Fri Nov 8 11:54:56 UTC 2013

On 8 November 2013 10:31, John Arbash Meinel <john at arbash-meinel.com> wrote:
> -----BEGIN PGP SIGNED MESSAGE-----
> Hash: SHA1
>
> On 2013-11-08 14:15, roger peppe wrote:
>> On 8 November 2013 08:47, Mark Canonical Ramm-Christensen
>> <mark.ramm-christensen at canonical.com> wrote:
>>> I have a few high level thoughts on all of this, but the key
>>> thing I want to say is that we need to get a meeting setup next
>>> week for the solution to get hammered out.
>>>
>>> First, conceptually, I don't believe the user model needs to
>>> match the implementation model.  That way lies madness -- users
>>> care about the things they care about and should not have to
>>> understand how the system works to get something basic done.
>>> See:
>>> http://www.amazon.com/The-Inmates-Are-Running-Asylum/dp/0672326140
>>> for reasons why I call this madness.
>>>
>>> For that reason I think the path of adding a --jobs flag to
>>> add-machine is not a move forward.  It is exposing implementation
>>> detail to users and forcing them into a more complex conceptual
>>> model.
>>>
>>> Second, we don't have to boil the ocean all at once. An
>>> "ensure-ha" command that sets up additional server nodes is
>>> better than what we have now -- nothing.  Nate is right, the box
>>> need not be black, we could have an juju ha-status command that
>>> just shows the state of HA.   This is fundamentally different
>>> than changing the behavior and meaning of add-machines to know
>>> about juju jobs and agents and forcing folks to think about
>>> that.
>>>
>>> Third, we I think it is possible to chart a course from ensure-ha
>>> as a shortcut (implemented first) to the type of syntax and
>>> feature set that Kapil is talking about.  And let's not kid
>>> ourselves, there are a bunch of new features in that proposal:
>>>
>>> * Namespaces for services * support for subordinates to state
>>> services * logging changes * lifecycle events on juju "jobs" *
>>> special casing the removal of services that would kill the
>>> environment * special casing the stats to know about HA and warn
>>> for even state server nodes
>>>
>>> I think we will be adding a new concept and some new syntax when
>>> we add HA to juju -- so the idea is just to make it easier for
>>> users to understand, and to allow a path forward to something
>>> like what Kapil suggests in the future.   And I'm pretty solidly
>>> convinced that there is an incremental path forward.
>>>
>>> Fourth, the spelling "ensure-ha" is probably not a very good
>>> idea, the cracks in that system (like taking a -n flag, and
>>> dealing with failed machines) are already apparent.
>>>
>>> I think something like Nick's proposal for "add-manager" would be
>>> better.
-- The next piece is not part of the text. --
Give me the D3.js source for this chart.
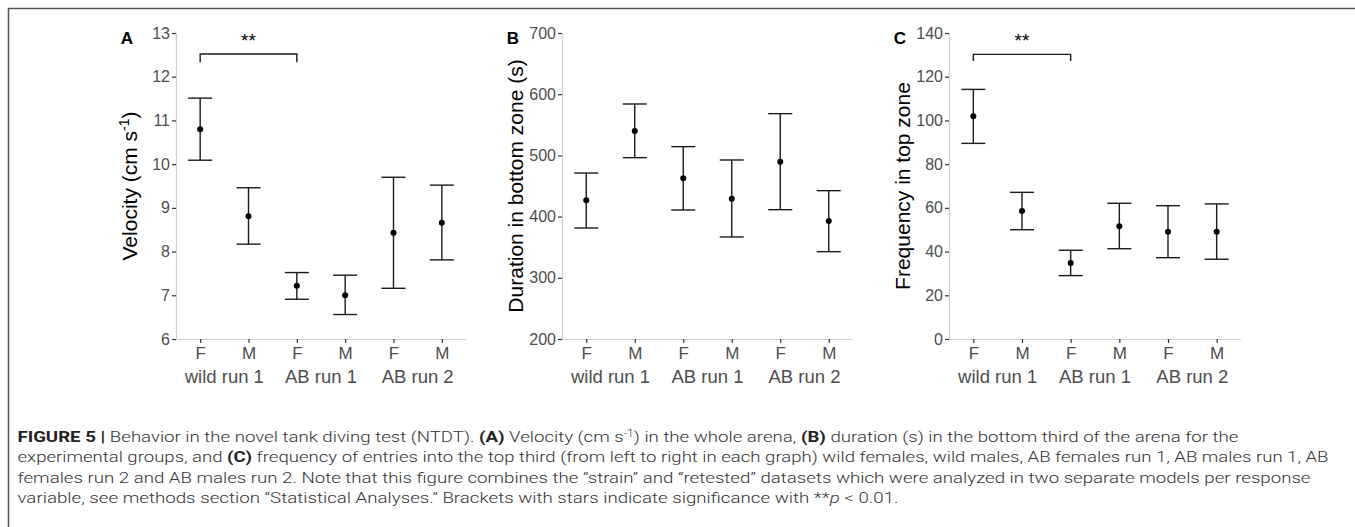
<!DOCTYPE html>
<html>
<head>
<meta charset="utf-8">
<style>
  body { margin: 0; background: #fff; }
  svg text { font-family: "Liberation Sans", Arial, sans-serif; }
</style>
</head>
<body>
<script src="https://d3js.org/d3.v7.min.js"></script>
<script>
  // groups along the x axis
  var sexes = ['F', 'M', 'F', 'M', 'F', 'M'];
  var runs = ['wild run 1', 'AB run 1', 'AB run 2'];

  // (A) velocity
  var velMean = [10.8, 8.81, 7.22, 7.0, 8.43, 8.66];
  var velLow = [10.09, 8.17, 6.91, 6.56, 7.16, 7.81];
  var velHigh = [11.51, 9.46, 7.52, 7.46, 9.70, 9.52];
  var velTicks = [6, 7, 8, 9, 10, 11, 12, 13];

  // (B) duration in bottom zone
  var durMean = [426.6, 539.9, 462.5, 429.3, 489.8, 392.8];
  var durLow = [381.4, 496.3, 410.8, 366.7, 411.3, 342.7];
  var durHigh = [471.2, 584, 514.3, 492.5, 568.2, 442.4];
  var durTicks = [200, 300, 400, 500, 600, 700];

  // (C) frequency in top zone
  var freqMean = [101.9, 58.6, 34.8, 51.6, 49.1, 49.1];
  var freqLow = [89.5, 50, 29, 41.3, 37.2, 36.5];
  var freqHigh = [114.2, 67.1, 40.6, 62.1, 61, 61.8];
  var freqTicks = [0, 20, 40, 60, 80, 100, 120, 140];

  // significance brackets: [from, to, bar level, end level]
  var velBracket = [0, 2, 12.52, 12.33];
  var freqBracket = [0, 2, 130.2, 127.2];

  var W = 1355, H = 527, yTop = 33, yBottom = 339;

  var svg = d3.select('body').append('svg')
    .attr('width', W).attr('height', H);

  // frame of the figure box
  svg.append('path')
    .attr('d', 'M8.5,' + H + 'V8.5H' + W)
    .attr('fill', 'none').attr('stroke', '#555').attr('stroke-width', 1.5);

  var panels = [
    { letter: 'A', x0: 176, x1: 466, mean: velMean, low: velLow, high: velHigh, ticks: velTicks, bracket: velBracket },
    { letter: 'B', x0: 562, x1: 853, mean: durMean, low: durLow, high: durHigh, ticks: durTicks, bracket: null },
    { letter: 'C', x0: 949, x1: 1241, mean: freqMean, low: freqLow, high: freqHigh, ticks: freqTicks, bracket: freqBracket }
  ];
  var titles = [
    function (t) { t.text('Velocity (cm s'); t.append('tspan').attr('baseline-shift', 'super').attr('font-size', 14).text('-1'); t.append('tspan').text(')'); },
    function (t) { t.text('Duration in bottom zone (s)'); },
    function (t) { t.text('Frequency in top zone'); }
  ];

  panels.forEach(function (p, k) {
    var x = d3.scalePoint().domain(d3.range(sexes.length)).range([p.x0, p.x1]).padding(0.5);
    var y = d3.scaleLinear().domain(d3.extent(p.ticks)).range([yBottom, yTop]);
    var g = svg.append('g');

    // y axis
    var ya = g.append('g').attr('transform', 'translate(' + p.x0 + ',0)')
      .call(d3.axisLeft(y).tickValues(p.ticks).tickFormat(function (d) { return d; })
        .tickSize(4).tickSizeOuter(0).tickPadding(2));
    // x axis
    var xa = g.append('g').attr('transform', 'translate(0,' + yBottom + ')')
      .call(d3.axisBottom(x).tickFormat(function (i) { return sexes[i]; }).tickSize(4).tickSizeOuter(0).tickPadding(4));
    [ya, xa].forEach(function (a) {
      a.select('.domain').attr('stroke', '#cfcfcf').attr('stroke-width', 1.2);
      a.selectAll('.tick line').attr('stroke', '#333').attr('stroke-width', 1.2);
      a.selectAll('.tick text').attr('fill', '#4d4d4d').style('font-family', '"Liberation Sans", Arial, sans-serif');
    });
    ya.selectAll('.tick text').attr('font-size', 16);
    xa.selectAll('.tick text').attr('font-size', 17).attr('dy', '0.68em');
    ya.select('.domain').attr('d', 'M0.5,' + yTop + 'V' + yBottom);
    xa.select('.domain').attr('d', 'M' + p.x0 + ',0.5H' + p.x1);

    // run labels under each F/M pair
    g.selectAll('text.run').data(runs).enter().append('text')
      .attr('class', 'run')
      .attr('x', function (d, i) { return (x(2 * i) + x(2 * i + 1)) / 2; })
      .attr('y', 383)
      .attr('text-anchor', 'middle').attr('font-size', 18.5).attr('fill', '#4d4d4d')
      .text(function (d) { return d; });

    // axis title
    var t = g.append('text')
      .attr('transform', 'translate(' + (p.x0 - 39) + ',' + ((yTop + yBottom) / 2) + ') rotate(-90)')
      .attr('text-anchor', 'middle').attr('font-size', 21).attr('fill', '#000');
    titles[k](t);

    // panel letter
    g.append('text').attr('x', p.x0 - 49).attr('y', 44)
      .attr('text-anchor', 'middle').attr('font-size', 17).attr('font-weight', 'bold')
      .text(p.letter);

    // error bars
    var bars = g.selectAll('g.bar').data(d3.range(sexes.length)).enter().append('g').attr('class', 'bar');
    bars.append('line')
      .attr('x1', function (i) { return x(i); }).attr('x2', function (i) { return x(i); })
      .attr('y1', function (i) { return y(p.low[i]); }).attr('y2', function (i) { return y(p.high[i]); });
    bars.append('line')
      .attr('x1', function (i) { return x(i) - 12; }).attr('x2', function (i) { return x(i) + 12; })
      .attr('y1', function (i) { return y(p.low[i]); }).attr('y2', function (i) { return y(p.low[i]); });
    bars.append('line')
      .attr('x1', function (i) { return x(i) - 12; }).attr('x2', function (i) { return x(i) + 12; })
      .attr('y1', function (i) { return y(p.high[i]); }).attr('y2', function (i) { return y(p.high[i]); });
    bars.selectAll('line').attr('stroke', '#1a1a1a').attr('stroke-width', 1.4);
    bars.append('circle')
      .attr('cx', function (i) { return x(i); }).attr('cy', function (i) { return y(p.mean[i]); })
      .attr('r', 3).attr('fill', '#000');

    // bracket with stars
    if (p.bracket) {
      var b = p.bracket;
      g.append('path')
        .attr('d', 'M' + x(b[0]) + ',' + y(b[3]) + 'V' + y(b[2]) + 'H' + x(b[1]) + 'V' + y(b[3]))
        .attr('fill', 'none').attr('stroke', '#1a1a1a').attr('stroke-width', 1.4);
      g.append('text')
        .attr('x', (x(b[0]) + x(b[1])) / 2).attr('y', 47)
        .attr('text-anchor', 'middle').attr('font-size', 19).text('**');
    }
  });

  // caption
  var capLines = [
    [['FIGURE 5 | ', 'b'], ['Behavior in the novel tank diving test (NTDT). '], ['(A)', 'b'], [' Velocity (cm s'], ['-1', 's'], [') in the whole arena, '], ['(B)', 'b'], [' duration (s) in the bottom third of the arena for the']],
    [['experimental groups, and '], ['(C)', 'b'], [' frequency of entries into the top third (from left to right in each graph) wild females, wild males, AB females run 1, AB males run 1, AB']],
    [['females run 2 and AB males run 2. Note that this figure combines the \u201cstrain\u201d and \u201cretested\u201d datasets which were analyzed in two separate models per response']],
    [['variable, see methods section \u201cStatistical Analyses.\u201d Brackets with stars indicate significance with **'], ['p', 'i'], [' < 0.01.']]
  ];
  var capWidths = [1221, 1311, 1293, 881];

  capLines.forEach(function (line, i) {
    var t = svg.append('text')
      .attr('x', 17.5).attr('y', 442 + i * 20.3)
      .attr('font-size', 15.5).attr('fill', '#333')
      .style('font-family', 'Roboto, sans-serif').attr('font-weight', 300)
      .attr('textLength', capWidths[i]).attr('lengthAdjust', 'spacingAndGlyphs');
    line.forEach(function (seg) {
      var s = t.append('tspan').text(seg[0]);
      if (seg[1] === 'b') s.attr('font-weight', 700).attr('fill', '#222');
      if (seg[1] === 'i') s.attr('font-style', 'italic');
      if (seg[1] === 's') s.attr('baseline-shift', 'super').attr('font-size', 10);
    });
  });
</script>
</body>
</html>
Though I don't think that's quite right either.
>>>
>>> So, I propose we add one new idea for users -- a state-server.
>>>
>>> then you'd have:
>>>
>>> juju management --info juju management --add juju management
>>> --add --to 3 juju management --remove-from
>>
>> This seems like a reasonable approach in principle (it's
>> essentially isomorphic to the --jobs approach AFAICS which makes me
>> happy).
>>
>> I have to say that I'm not keen on using flags to switch the basic
>> behaviour of a command. The interaction between the flags can then
>> become non-obvious (for example a --constraints flag might be
>> appropriate with --add but not --remove-from).
>>
>> Ah, but your next message seems to go along with that.
>>
>> So, to couch your proposal in terms that are consistent with the
>> rest of the juju commands, here's how I see it could look, in terms
>> of possible help output from the commands:
>>
>> usage: juju add-management [options] purpose: Add Juju management
>> functionality to a machine, or start a new machine with management
>> functionality. Any Juju machine can potentially participate as a
>> Juju manager - this command adds a new such manager. Note that
>> there should always be an odd number of active management machines,
>> otherwise the Juju environment is potentially vulnerable to
>> network partitioning. If a management machine fails, a new one
>> should be started to replace it.
>
> I would probably avoid putting such an emphasis on "any machine can be
> a manager machine". But that is my personal opinion. (If you want HA
> you probably want it on dedicated nodes.)
>
>>
>> options: --constraints  (= ) additional machine constraints.
>> Ignored if --to is specified. -e, --environment (= "local") juju
>> environment to operate in --series (= "") the Ubuntu series of the
>> new machine. Ignored if --to is specified. --to (="") the id of the
>> machine to add management to. If this is not specified, a new
>> machine is provisioned.
>>
>> usage: juju remove-management [options] <machine-id> purpose:
>> Remove Juju management functionality from the machine with the
>> given id. The machine itself is not destroyed. Note that if there
>> are less than three management machines remaining, the operation of
>> the Juju environment will be vulnerable to the failure of a single
>> machine. It is not possible to remove the last management machine.
>>
>
> I would probably also remove the machine if the only thing on it was
> the management. Certainly that is how people want us to do "juju
> remove-unit".

That seems reasonable, though I think you'd still want some
way to ask for the machine to be kept around, given the costs
of provisioning in some places.

>> options: -e, --environment (= "local") juju environment to operate
>> in
>>
>> As a start, we could implement only the add-management command, and
>> not implement the --to flag. That would be sufficient for our HA
>> deliverable, I believe. The other features could be added in time
>> or according to customer demand.
>
> The main problem with this is that it feels slightly too easy to add
> just 1 machine and then not actually have HA (mongo stops allowing
> writes if you have a 2-node cluster and lose one, right?)

I think we could just print a warning in that case,
although we could error too, as Gustavo suggests.